After the vote, Mayor Jamael Tito Brown said, “We get a chance to move forward and look at different scenarios. At the end of the day, all I want is to make sure we give our police and fire the tools and technology they need. I’m excited about the opportunities there. We’ll come back to council and get them involved in it and see what happens from there.

“I can’t answer some of the questions council has, the specifics they have. An architect can tell the cost, and we’re going to look at all options.”

The initial plan unveiled in December by the administration called for a $45 million, 138,000-square-foot police station-main fire house at the former Wick Six location, where a group of new car dealerships used to be located until the 1980s.

The location on Wick Avenue on the North Side, the cost and the initial ask of $15 million from the city’s ARP fund to help pay for it met with much resistance from council members.

Also, council slow walked an administration request for $3 million for an architectural firm to design the building by refusing to approve it at Feb. 21 and March 6 meetings.

With the proposal set for a final reading today, the administration offered to reduce the ARP request from $3 million to $1.5 million, saying it would explore the option of leaving the main fire station downtown and significantly reducing the cost of the project.

Instead of $45 million, the project could possibly cost $20 million, according to an administration proposal.

“We don’t know the cost,” Brown said. “We had one architect with a joint building and the topography of that location may have been why it was high. If we separate them (and don’t move the fire station), it may not be an issue. We’ll figure out what happens from here.”

Shasho said the $1.5 million would cover preliminary design work with options for the project and after council and the administration decides on what would be built and the location, further design work would commence.

A complete design would take about eight to 10 months while this partial design would take much less time, Shasho said.

Despite objections from some council members to the location on the North Side, the administration says it is the best spot for the safety campus because the city owns it and has used about $750,000, mostly in grants, to clean it up for development.

Also, the administration’s proposal today states police don’t dispatch from a station like a fire department, and several communities, specifically mentioning Cleveland Heights, relocated police stations out of downtown areas to allow for better parking and better community engagement.

Councilwoman Anita Davis, D-6th Ward, who strongly opposes the North Side location, said the city could demolish the current police station, which is downtown and attached to city hall, and build a new facility there.

Brown said the expense of demolishing the police station and building new there may be more than going to Wick Avenue.

“You’re talking about demoing a building that may have other issues that we don’t know about,” he said. “I don’t want to leave this room thinking that’s an easier fix. Just understand that may be a higher cost with demo involved in it. That’s one concept. When we get the concepts back, there may be multiple scenarios and there may be multiple prices.”

Davis said, “We’re going to be demoing the police station no matter what,” and the city will have to pay the cost of cleaning the structure of any hazardous materials.

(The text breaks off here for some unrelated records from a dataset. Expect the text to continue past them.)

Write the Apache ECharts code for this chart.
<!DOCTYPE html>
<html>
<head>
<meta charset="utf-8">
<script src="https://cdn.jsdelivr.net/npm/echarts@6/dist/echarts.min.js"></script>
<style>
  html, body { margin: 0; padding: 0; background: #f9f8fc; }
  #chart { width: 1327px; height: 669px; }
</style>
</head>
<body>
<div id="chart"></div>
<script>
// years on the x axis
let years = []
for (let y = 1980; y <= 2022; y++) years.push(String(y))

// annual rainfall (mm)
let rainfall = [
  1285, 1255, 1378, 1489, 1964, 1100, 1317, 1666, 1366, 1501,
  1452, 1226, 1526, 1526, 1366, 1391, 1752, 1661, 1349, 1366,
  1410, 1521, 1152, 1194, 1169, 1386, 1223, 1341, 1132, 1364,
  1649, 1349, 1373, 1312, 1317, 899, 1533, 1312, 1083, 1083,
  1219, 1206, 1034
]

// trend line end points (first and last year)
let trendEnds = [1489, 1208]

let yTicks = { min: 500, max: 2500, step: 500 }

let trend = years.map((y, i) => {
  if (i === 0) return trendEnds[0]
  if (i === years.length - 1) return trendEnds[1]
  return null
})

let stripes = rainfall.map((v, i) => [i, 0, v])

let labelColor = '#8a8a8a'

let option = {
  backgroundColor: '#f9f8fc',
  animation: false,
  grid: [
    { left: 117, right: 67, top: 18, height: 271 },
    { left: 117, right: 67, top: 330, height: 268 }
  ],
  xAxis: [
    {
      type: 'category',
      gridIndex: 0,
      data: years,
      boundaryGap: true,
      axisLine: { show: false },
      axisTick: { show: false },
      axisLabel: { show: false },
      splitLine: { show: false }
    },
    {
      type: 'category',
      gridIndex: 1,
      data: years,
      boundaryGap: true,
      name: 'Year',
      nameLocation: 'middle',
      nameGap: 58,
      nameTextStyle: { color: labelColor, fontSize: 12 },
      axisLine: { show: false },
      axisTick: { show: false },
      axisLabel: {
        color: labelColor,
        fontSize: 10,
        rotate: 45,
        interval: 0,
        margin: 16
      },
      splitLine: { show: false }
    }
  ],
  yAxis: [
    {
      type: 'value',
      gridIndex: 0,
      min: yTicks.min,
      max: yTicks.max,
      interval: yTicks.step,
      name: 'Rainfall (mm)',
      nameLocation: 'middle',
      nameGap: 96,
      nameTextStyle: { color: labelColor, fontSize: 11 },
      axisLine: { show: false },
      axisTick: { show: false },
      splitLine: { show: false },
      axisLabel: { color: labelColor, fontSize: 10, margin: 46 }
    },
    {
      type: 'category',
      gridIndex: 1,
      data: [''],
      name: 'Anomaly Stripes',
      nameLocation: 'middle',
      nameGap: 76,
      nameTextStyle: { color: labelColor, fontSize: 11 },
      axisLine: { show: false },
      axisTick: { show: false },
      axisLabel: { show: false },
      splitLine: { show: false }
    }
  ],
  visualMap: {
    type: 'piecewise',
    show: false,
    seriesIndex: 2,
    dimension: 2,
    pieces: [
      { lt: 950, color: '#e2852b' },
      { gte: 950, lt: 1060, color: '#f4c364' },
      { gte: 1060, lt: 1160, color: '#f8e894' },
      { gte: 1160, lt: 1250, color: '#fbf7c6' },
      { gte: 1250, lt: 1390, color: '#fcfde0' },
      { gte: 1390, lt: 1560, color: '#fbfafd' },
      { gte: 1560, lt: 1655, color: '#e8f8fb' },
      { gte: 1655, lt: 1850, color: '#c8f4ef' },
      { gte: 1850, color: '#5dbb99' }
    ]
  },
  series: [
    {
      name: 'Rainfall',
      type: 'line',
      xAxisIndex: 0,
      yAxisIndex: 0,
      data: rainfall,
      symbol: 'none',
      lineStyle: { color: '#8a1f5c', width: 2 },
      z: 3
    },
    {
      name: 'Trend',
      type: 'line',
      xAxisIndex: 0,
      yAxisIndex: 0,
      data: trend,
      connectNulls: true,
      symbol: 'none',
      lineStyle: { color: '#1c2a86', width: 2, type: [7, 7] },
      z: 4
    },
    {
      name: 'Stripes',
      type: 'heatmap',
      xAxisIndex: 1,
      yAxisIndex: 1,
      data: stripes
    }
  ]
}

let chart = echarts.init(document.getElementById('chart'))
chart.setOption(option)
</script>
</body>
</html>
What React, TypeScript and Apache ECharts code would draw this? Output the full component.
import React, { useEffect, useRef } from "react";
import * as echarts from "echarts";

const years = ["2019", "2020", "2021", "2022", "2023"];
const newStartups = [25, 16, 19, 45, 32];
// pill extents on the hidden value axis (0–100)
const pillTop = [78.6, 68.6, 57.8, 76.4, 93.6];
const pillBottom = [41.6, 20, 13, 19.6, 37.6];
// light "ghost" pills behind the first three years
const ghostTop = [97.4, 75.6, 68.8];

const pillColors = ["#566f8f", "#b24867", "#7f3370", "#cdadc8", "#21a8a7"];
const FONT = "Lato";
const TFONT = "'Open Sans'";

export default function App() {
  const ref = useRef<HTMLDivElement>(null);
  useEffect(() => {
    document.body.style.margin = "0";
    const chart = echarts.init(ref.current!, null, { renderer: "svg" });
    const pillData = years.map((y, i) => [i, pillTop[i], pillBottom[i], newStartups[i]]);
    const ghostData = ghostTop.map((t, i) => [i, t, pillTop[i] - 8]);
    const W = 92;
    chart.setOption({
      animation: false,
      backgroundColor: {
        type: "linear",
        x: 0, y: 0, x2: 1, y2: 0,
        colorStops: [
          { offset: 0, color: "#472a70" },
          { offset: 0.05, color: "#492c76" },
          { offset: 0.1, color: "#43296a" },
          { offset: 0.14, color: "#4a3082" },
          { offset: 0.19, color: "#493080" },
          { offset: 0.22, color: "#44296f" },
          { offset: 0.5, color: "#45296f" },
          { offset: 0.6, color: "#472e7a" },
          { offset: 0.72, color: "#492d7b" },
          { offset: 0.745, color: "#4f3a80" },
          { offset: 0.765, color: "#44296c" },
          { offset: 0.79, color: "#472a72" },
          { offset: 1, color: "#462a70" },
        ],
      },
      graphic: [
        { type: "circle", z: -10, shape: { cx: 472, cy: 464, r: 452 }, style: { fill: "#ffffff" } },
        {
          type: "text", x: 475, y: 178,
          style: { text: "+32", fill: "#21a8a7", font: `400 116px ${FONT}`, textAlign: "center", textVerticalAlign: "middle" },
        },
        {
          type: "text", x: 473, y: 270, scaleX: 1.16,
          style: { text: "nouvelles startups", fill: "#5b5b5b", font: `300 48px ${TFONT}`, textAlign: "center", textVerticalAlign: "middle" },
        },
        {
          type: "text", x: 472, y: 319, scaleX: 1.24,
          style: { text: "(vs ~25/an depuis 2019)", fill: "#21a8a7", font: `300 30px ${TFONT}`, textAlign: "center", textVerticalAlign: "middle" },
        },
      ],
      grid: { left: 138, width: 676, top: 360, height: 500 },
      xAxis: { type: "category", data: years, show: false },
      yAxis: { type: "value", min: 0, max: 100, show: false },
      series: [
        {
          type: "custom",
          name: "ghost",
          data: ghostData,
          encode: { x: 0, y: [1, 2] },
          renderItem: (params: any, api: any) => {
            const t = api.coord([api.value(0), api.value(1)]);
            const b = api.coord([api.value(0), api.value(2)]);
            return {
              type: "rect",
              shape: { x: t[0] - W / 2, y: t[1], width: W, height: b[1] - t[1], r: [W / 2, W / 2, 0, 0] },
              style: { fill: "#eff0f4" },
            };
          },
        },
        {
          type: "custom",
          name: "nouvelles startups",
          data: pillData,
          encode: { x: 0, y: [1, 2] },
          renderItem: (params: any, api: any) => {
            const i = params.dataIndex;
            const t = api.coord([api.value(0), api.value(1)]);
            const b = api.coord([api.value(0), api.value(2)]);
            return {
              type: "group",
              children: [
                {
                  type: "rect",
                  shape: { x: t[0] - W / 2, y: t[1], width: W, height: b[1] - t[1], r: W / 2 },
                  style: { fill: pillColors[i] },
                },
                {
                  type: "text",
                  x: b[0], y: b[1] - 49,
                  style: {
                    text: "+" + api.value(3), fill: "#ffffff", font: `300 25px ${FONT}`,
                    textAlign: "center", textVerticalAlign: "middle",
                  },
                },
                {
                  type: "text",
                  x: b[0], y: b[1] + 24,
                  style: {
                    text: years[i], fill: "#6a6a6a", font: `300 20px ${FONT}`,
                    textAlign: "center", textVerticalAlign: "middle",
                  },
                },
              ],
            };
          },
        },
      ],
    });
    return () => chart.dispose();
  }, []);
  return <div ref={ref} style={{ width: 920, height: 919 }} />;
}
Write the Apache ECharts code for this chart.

With the $1.5 million design work for the safety campus, city council has allocated all but about $6.5 million of its $87.8 million ARP allocation. The city has spent about $16 million of it so far.

If council is to give any more ARP money for the safety campus, it would almost certainly have to reallocate some of those funds.

Brown previously has mentioned reallocating a portion of the $10.5 million for parks and recreation projects and $2 million for property acquisition to permit the city to buy land for business development and to help rebuild neighborhoods.

The city has to appropriate its ARP funds by the end of this year and spend all of it by the end of 2026.